The tech industry is trying to convince us that AI agents are on the verge of taking over data center on-call shifts, but the reality is starkly different. According to researchers from the University of Illinois (UIUC) and the University of Toronto, AI-generated code produces 1.7 times more defects than human code. Worse yet, nearly 43% of AI-driven patches pass standard tests only to "explode" in production. It is increasingly clear that the static, sandbox benchmarks used to measure Site Reliability Engineering (SRE) agents have become a useless formality; they bear no resemblance to the entropy of distributed systems.
Jackson Clark, Yiming Su, and their colleagues have introduced SREGym—an environment that finally stops coddling models. Unlike traditional tests focused on the application layer, SREGym simulates chaos at the operating system and hardware levels. The researchers recreated 90 real-world crisis scenarios, including metastable failures and cascading incidents where a single error drags down the entire infrastructure. This is no sterile laboratory run: the system actively employs fault injectors and mixes in "white noise"—a stream of irrelevant events and false signals—to see if an agent can maintain focus or drown in the logs.

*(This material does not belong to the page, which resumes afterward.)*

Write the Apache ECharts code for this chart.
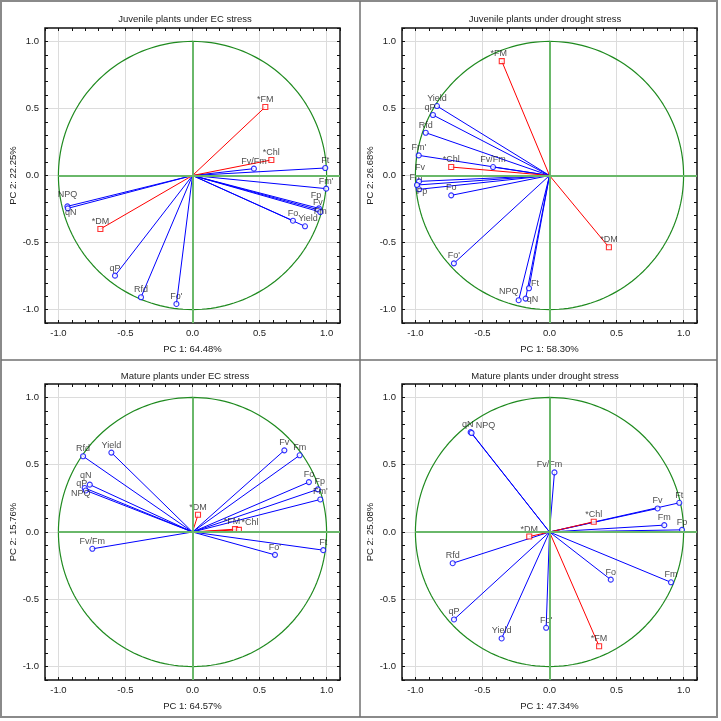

SREGym's results are sobering. Even top-tier models show a massive performance gap, with effectiveness swinging by up to 40% depending on the failure type. To survive this environment, an agent cannot simply find the right paragraph in the documentation; it must reason across multimodal data, correlating metric time series, unstructured logs, and distributed traces. This represents a vital filter: today’s agents function reasonably well as junior developers, but they crumble when faced with the fundamental logic of system administration.

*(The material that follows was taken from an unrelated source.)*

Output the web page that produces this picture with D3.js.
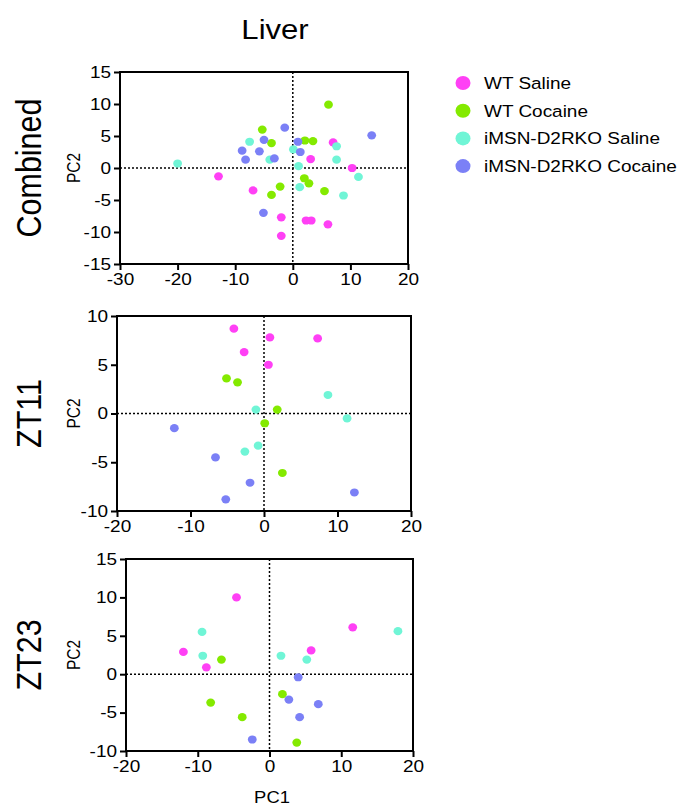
<!DOCTYPE html>
<html lang="en">
<head>
<meta charset="utf-8">
<title>Liver PCA</title>
<script src="https://cdn.jsdelivr.net/npm/d3@7"></script>
<style>
  body { margin: 0; background: #fff; }
  svg text { font-family: "Liberation Sans", Arial, Helvetica, sans-serif; fill: #000; }
</style>
</head>
<body>
<script>
// groups + colours
var groups = ["WT Saline", "WT Cocaine", "iMSN-D2RKO Saline", "iMSN-D2RKO Cocaine"];
var colors = ["#ff40f5", "#84ea00", "#70f5d6", "#7b80f6"];

// Combined panel, [PC1, PC2] per group
var combWTSal = [[7.0,4.0],[3.1,1.4],[10.3,0],[-12.9,-1.3],[-6.9,-3.5],[-2.0,-7.7],[2.3,-8.2],[3.2,-8.2],[6.1,-8.8],[-2.0,-10.6]];
var combWTCoc = [[6.2,9.9],[-5.3,6.0],[-3.7,3.9],[2.1,4.3],[3.5,4.2],[2.0,-1.6],[2.8,-2.4],[-2.2,-2.9],[-3.7,-4.2],[5.5,-3.6]];
var combKOSal = [[-20.0,0.7],[-7.5,4.1],[-4.0,1.3],[0.1,2.9],[1.0,0.3],[7.6,3.4],[7.6,1.3],[11.4,-1.4],[8.8,-4.3],[1.2,-3.0]];
var combKOCoc = [[-1.4,6.3],[-5.0,4.4],[-8.8,2.7],[-5.8,2.6],[-8.2,1.3],[-3.2,1.5],[0.9,4.1],[1.3,2.5],[13.7,5.1],[-5.1,-7.0]];

// ZT11
var zt11WTSal = [[-4.1,8.7],[0.8,7.8],[7.3,7.7],[-2.7,6.3],[0.6,5.0]];
var zt11WTCoc = [[-5.1,3.6],[-3.6,3.2],[1.8,0.4],[0.1,-1.0],[2.5,-6.1]];
var zt11KOSal = [[-1.1,0.4],[8.7,1.9],[11.3,-0.5],[-0.8,-3.3],[-2.6,-3.9]];
var zt11KOCoc = [[-12.2,-1.5],[-6.6,-4.5],[-1.9,-7.1],[-5.2,-8.8],[12.3,-8.1]];

// ZT23
var zt23WTSal = [[-4.6,10.0],[-12.0,2.9],[-8.8,0.9],[5.8,3.1],[11.6,6.1]];
var zt23WTCoc = [[-6.7,1.9],[-8.2,-3.7],[-3.8,-5.6],[1.8,-2.6],[3.8,-8.9]];
var zt23KOSal = [[-9.4,5.5],[-9.3,2.4],[1.6,2.4],[5.2,1.9],[17.9,5.6]];
var zt23KOCoc = [[4.0,-0.4],[2.7,-3.3],[6.8,-3.9],[4.2,-5.6],[-2.4,-8.5]];

var panels = [
  { name: "Combined", xd: [-30, 20], yd: [-15, 15], xt: [-30,-20,-10,0,10,20], yt: [-15,-10,-5,0,5,10,15],
    box: [120, 408, 72, 264], series: [combWTSal, combWTCoc, combKOSal, combKOCoc] },
  { name: "ZT11", xd: [-20, 20], yd: [-10, 10], xt: [-20,-10,0,10,20], yt: [-10,-5,0,5,10],
    box: [117, 411, 316, 511], series: [zt11WTSal, zt11WTCoc, zt11KOSal, zt11KOCoc] },
  { name: "ZT23", xd: [-20, 20], yd: [-10, 15], xt: [-20,-10,0,10,20], yt: [-10,-5,0,5,10,15],
    box: [126, 413, 559, 751], series: [zt23WTSal, zt23WTCoc, zt23KOSal, zt23KOCoc] }
];

// the original figure is a bit wider than tall, so text gets stretched sideways
var sx = 1.15;

var svg = d3.select("body").append("svg").attr("width", 680).attr("height", 808);

svg.append("text").attr("transform", "translate(275,39) scale(" + sx + ",1)")
  .attr("text-anchor", "middle").attr("font-size", "27px").text("Liver");

panels.forEach(function(p) {
  var x = d3.scaleLinear().domain(p.xd).range([p.box[0], p.box[1]]);
  var y = d3.scaleLinear().domain(p.yd).range([p.box[3], p.box[2]]);
  var g = svg.append("g");

  // zero lines
  g.append("line").attr("x1", x(0)).attr("x2", x(0)).attr("y1", p.box[2]).attr("y2", p.box[3])
    .attr("stroke", "#000").attr("stroke-width", 1.5).attr("stroke-dasharray", "2,2");
  g.append("line").attr("x1", p.box[0]).attr("x2", p.box[1]).attr("y1", y(0)).attr("y2", y(0))
    .attr("stroke", "#000").attr("stroke-width", 1.5).attr("stroke-dasharray", "2,2");

  // points
  p.series.forEach(function(s, i) {
    g.selectAll(null).data(s).enter().append("ellipse")
      .attr("cx", function(d) { return x(d[0]); })
      .attr("cy", function(d) { return y(d[1]); })
      .attr("rx", 4.4).attr("ry", 4.1)
      .attr("fill", colors[i]);
  });

  // frame
  g.append("rect").attr("x", p.box[0]).attr("y", p.box[2])
    .attr("width", p.box[1] - p.box[0]).attr("height", p.box[3] - p.box[2])
    .attr("fill", "none").attr("stroke", "#000").attr("stroke-width", 2);

  var ax = g.append("g").attr("transform", "translate(0," + p.box[3] + ")")
    .call(d3.axisBottom(x).tickValues(p.xt).tickSize(6).tickPadding(3).tickFormat(d3.format("d")));
  var ay = g.append("g").attr("transform", "translate(" + p.box[0] + ",0)")
    .call(d3.axisLeft(y).tickValues(p.yt).tickSize(6).tickPadding(2).tickFormat(d3.format("d")));
  [ax, ay].forEach(function(a) {
    a.select(".domain").remove();
    a.selectAll("line").attr("stroke", "#000").attr("stroke-width", 2);
    a.selectAll("text").attr("font-size", "16.5px")
      .attr("font-family", "'Liberation Sans', Arial, sans-serif")
      .attr("transform", "scale(" + sx + ",1)")
      .text(function(d) { return String(d); });
  });
  // scaling moves the left labels; put them back against the ticks
  ay.selectAll("text").attr("x", -9 / sx);

  var cy = (p.box[2] + p.box[3]) / 2;
  svg.append("text").attr("transform", "translate(41," + cy + ") scale(" + sx + ",1) rotate(-90)")
    .attr("text-anchor", "middle").attr("font-size", "30.5px").text(p.name);
  svg.append("text").attr("transform", "translate(80," + cy + ") scale(" + sx + ",1) rotate(-90)")
    .attr("text-anchor", "middle").attr("font-size", "15.5px").text("PC2");
});

svg.append("text").attr("transform", "translate(272,803) scale(" + sx + ",1)")
  .attr("text-anchor", "middle").attr("font-size", "16px").text("PC1");

// legend
var leg = svg.append("g").attr("transform", "translate(463,83)");
groups.forEach(function(gname, i) {
  leg.append("ellipse").attr("cx", 0).attr("cy", i * 27.7).attr("rx", 7.5).attr("ry", 7).attr("fill", colors[i]);
  leg.append("text").attr("transform", "translate(21," + (i * 27.7 + 6) + ") scale(" + sx + ",1)")
    .attr("font-size", "16.5px").text(gname);
});
</script>
</body>
</html>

For CTOs and platform leads, the arrival of SREGym is a clear signal: trusting AI with the "red button" or recovery protocols without human oversight is premature. We are seeing a critical rift between marketing promises of autonomy and the models' actual ability to handle low-level failures. SREGym is becoming a mandatory validation step: before an algorithm is given the right to modify production environments, it must prove its worth not in a "clean room," but in the middle of a simulated catastrophe.